══ Supplied entries ══
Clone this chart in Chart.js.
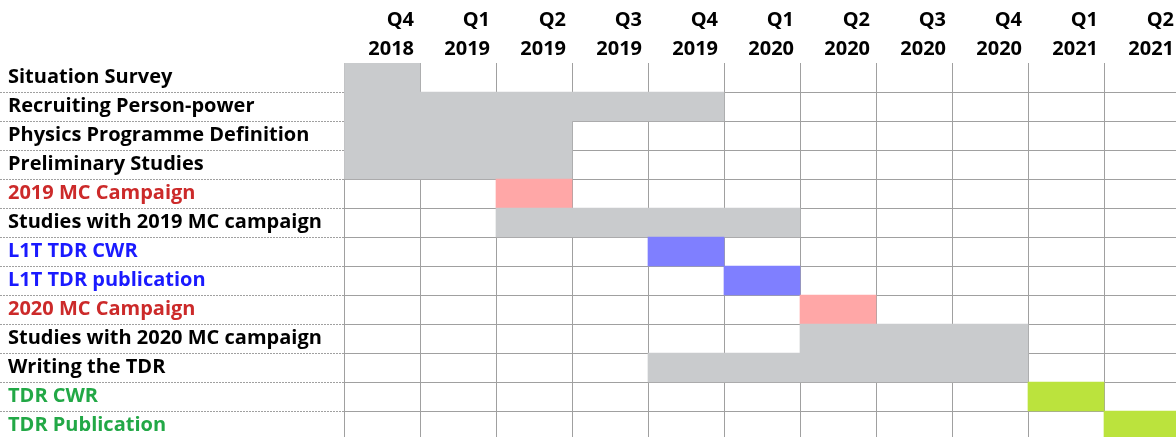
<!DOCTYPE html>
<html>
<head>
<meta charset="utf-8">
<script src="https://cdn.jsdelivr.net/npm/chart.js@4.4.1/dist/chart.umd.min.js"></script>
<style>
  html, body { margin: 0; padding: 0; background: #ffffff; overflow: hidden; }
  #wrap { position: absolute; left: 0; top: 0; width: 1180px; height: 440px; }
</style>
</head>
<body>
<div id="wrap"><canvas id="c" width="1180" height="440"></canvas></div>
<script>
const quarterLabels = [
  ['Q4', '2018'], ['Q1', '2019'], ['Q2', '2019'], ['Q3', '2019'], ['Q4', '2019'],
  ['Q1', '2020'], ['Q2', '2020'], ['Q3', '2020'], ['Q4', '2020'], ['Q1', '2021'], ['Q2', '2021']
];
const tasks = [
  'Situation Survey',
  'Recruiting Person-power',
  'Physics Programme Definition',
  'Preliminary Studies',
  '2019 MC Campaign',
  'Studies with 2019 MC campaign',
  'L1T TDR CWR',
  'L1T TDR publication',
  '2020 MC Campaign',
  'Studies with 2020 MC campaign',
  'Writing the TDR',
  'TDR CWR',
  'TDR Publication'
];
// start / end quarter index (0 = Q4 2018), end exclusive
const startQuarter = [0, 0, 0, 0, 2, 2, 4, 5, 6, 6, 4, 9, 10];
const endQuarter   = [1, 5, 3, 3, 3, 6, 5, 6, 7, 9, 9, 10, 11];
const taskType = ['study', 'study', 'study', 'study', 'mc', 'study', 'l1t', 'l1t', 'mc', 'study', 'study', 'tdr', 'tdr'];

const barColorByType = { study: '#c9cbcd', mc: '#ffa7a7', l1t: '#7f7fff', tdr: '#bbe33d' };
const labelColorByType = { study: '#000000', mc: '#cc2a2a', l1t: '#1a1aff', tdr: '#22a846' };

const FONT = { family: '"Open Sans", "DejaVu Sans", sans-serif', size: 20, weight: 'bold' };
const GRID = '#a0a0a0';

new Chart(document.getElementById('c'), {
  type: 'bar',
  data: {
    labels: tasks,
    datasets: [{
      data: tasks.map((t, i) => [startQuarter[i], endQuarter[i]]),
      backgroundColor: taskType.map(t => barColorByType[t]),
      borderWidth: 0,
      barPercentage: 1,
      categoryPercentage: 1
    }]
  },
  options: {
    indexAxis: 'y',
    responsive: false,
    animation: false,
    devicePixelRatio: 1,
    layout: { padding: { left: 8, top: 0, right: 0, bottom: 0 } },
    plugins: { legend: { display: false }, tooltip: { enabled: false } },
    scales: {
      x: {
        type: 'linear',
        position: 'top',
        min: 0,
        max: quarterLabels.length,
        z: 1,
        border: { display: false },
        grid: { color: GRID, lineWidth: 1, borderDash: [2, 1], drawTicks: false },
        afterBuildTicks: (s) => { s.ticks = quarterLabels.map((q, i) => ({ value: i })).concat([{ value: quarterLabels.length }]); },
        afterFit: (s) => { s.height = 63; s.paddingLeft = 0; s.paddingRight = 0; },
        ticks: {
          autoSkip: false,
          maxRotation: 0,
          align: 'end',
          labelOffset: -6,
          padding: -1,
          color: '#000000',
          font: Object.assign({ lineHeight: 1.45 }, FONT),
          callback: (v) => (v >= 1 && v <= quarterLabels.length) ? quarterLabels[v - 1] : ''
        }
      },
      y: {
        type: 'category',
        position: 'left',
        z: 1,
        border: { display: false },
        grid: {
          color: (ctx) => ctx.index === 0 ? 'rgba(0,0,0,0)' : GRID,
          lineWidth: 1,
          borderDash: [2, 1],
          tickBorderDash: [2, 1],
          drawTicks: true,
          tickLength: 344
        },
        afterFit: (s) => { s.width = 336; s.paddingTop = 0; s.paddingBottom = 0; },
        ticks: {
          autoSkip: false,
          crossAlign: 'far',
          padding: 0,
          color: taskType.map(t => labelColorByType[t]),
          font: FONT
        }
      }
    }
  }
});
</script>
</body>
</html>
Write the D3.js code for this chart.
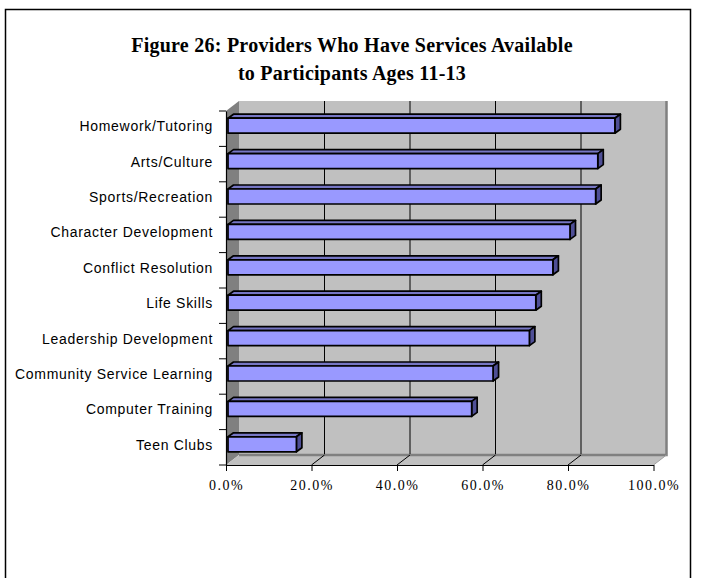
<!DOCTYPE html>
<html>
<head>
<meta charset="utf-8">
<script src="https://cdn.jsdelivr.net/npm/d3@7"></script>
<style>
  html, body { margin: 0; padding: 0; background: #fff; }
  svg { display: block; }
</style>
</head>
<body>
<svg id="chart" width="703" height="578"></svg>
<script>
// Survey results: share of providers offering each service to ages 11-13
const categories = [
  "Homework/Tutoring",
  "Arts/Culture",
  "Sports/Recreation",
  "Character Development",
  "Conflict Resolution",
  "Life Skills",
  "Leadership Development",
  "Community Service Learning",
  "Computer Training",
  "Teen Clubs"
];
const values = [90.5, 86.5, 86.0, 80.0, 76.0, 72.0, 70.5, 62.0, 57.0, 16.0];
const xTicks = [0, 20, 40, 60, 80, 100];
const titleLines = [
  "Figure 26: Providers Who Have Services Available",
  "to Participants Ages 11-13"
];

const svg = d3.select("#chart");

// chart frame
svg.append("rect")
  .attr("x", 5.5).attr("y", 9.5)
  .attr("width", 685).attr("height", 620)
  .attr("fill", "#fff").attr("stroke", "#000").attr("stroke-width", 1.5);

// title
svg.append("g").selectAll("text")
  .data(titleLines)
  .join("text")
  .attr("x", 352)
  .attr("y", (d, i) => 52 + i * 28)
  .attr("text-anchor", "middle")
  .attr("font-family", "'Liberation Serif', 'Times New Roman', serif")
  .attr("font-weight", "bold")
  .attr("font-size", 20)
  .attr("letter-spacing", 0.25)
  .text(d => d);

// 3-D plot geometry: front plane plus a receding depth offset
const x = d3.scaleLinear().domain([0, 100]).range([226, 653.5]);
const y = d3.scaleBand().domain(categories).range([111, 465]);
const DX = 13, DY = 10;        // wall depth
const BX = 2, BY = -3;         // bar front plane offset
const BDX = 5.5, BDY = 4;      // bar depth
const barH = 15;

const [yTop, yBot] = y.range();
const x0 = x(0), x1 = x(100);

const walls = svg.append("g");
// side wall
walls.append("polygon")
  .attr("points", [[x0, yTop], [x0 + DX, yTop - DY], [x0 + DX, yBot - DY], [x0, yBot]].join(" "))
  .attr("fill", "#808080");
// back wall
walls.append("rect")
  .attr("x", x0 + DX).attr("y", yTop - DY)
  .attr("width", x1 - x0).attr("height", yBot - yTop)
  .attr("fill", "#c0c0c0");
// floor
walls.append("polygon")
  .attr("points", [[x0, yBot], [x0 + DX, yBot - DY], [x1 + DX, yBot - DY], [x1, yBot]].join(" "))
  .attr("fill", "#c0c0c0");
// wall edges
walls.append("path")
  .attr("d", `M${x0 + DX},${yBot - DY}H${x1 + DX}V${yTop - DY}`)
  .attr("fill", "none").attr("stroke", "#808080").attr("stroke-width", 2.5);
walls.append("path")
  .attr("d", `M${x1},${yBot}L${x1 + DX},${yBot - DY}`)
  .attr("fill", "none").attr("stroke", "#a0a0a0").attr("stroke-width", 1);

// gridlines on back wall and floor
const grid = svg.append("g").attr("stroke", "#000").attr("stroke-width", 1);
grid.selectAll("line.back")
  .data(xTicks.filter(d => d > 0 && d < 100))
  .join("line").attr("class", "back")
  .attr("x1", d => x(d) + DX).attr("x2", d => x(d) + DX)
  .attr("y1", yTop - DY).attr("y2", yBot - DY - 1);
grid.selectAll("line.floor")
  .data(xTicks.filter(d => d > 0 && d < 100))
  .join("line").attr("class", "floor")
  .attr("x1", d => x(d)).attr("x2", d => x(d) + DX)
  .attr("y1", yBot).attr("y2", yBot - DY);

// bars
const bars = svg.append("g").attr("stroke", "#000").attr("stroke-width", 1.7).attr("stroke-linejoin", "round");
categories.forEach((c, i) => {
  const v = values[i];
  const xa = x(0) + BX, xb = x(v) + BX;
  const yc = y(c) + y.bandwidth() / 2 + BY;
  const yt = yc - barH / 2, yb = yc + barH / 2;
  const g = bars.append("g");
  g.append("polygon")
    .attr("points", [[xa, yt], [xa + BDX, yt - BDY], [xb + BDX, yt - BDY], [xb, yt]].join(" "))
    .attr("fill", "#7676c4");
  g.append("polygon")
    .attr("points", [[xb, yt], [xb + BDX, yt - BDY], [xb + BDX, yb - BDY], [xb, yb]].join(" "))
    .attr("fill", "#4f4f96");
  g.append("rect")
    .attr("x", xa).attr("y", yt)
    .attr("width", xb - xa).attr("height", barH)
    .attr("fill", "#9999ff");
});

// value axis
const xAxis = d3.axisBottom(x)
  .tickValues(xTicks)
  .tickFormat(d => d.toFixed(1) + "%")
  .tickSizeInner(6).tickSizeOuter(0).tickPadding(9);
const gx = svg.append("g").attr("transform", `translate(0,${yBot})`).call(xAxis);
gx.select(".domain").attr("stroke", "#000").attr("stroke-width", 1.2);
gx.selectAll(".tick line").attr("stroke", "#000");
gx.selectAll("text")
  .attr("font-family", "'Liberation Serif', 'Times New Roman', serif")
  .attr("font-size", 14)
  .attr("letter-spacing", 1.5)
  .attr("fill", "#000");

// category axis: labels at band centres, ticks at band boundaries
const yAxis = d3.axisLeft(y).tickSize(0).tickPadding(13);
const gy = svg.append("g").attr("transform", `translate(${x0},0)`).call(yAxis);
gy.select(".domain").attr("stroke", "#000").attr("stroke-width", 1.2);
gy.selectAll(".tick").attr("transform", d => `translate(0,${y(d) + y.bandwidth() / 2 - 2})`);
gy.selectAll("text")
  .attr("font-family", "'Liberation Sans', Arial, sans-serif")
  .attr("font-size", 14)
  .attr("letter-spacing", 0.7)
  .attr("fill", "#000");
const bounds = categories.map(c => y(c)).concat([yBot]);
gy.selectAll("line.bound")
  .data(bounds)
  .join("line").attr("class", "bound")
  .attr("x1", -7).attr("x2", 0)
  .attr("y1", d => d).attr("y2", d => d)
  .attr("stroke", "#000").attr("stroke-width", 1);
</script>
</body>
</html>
═══
(What the exercise asks):
Please reproduce the listing exactly from its opening line through the line that contains "const GRID = '#a0a0a0';", both included, with all pictures omitted.

(Output of the task):
Clone this chart in Chart.js.
<!DOCTYPE html>
<html>
<head>
<meta charset="utf-8">
<script src="https://cdn.jsdelivr.net/npm/chart.js@4.4.1/dist/chart.umd.min.js"></script>
<style>
  html, body { margin: 0; padding: 0; background: #ffffff; overflow: hidden; }
  #wrap { position: absolute; left: 0; top: 0; width: 1180px; height: 440px; }
</style>
</head>
<body>
<div id="wrap"><canvas id="c" width="1180" height="440"></canvas></div>
<script>
const quarterLabels = [
  ['Q4', '2018'], ['Q1', '2019'], ['Q2', '2019'], ['Q3', '2019'], ['Q4', '2019'],
  ['Q1', '2020'], ['Q2', '2020'], ['Q3', '2020'], ['Q4', '2020'], ['Q1', '2021'], ['Q2', '2021']
];
const tasks = [
  'Situation Survey',
  'Recruiting Person-power',
  'Physics Programme Definition',
  'Preliminary Studies',
  '2019 MC Campaign',
  'Studies with 2019 MC campaign',
  'L1T TDR CWR',
  'L1T TDR publication',
  '2020 MC Campaign',
  'Studies with 2020 MC campaign',
  'Writing the TDR',
  'TDR CWR',
  'TDR Publication'
];
// start / end quarter index (0 = Q4 2018), end exclusive
const startQuarter = [0, 0, 0, 0, 2, 2, 4, 5, 6, 6, 4, 9, 10];
const endQuarter   = [1, 5, 3, 3, 3, 6, 5, 6, 7, 9, 9, 10, 11];
const taskType = ['study', 'study', 'study', 'study', 'mc', 'study', 'l1t', 'l1t', 'mc', 'study', 'study', 'tdr', 'tdr'];

const barColorByType = { study: '#c9cbcd', mc: '#ffa7a7', l1t: '#7f7fff', tdr: '#bbe33d' };
const labelColorByType = { study: '#000000', mc: '#cc2a2a', l1t: '#1a1aff', tdr: '#22a846' };

const FONT = { family: '"Open Sans", "DejaVu Sans", sans-serif', size: 20, weight: 'bold' };
const GRID = '#a0a0a0';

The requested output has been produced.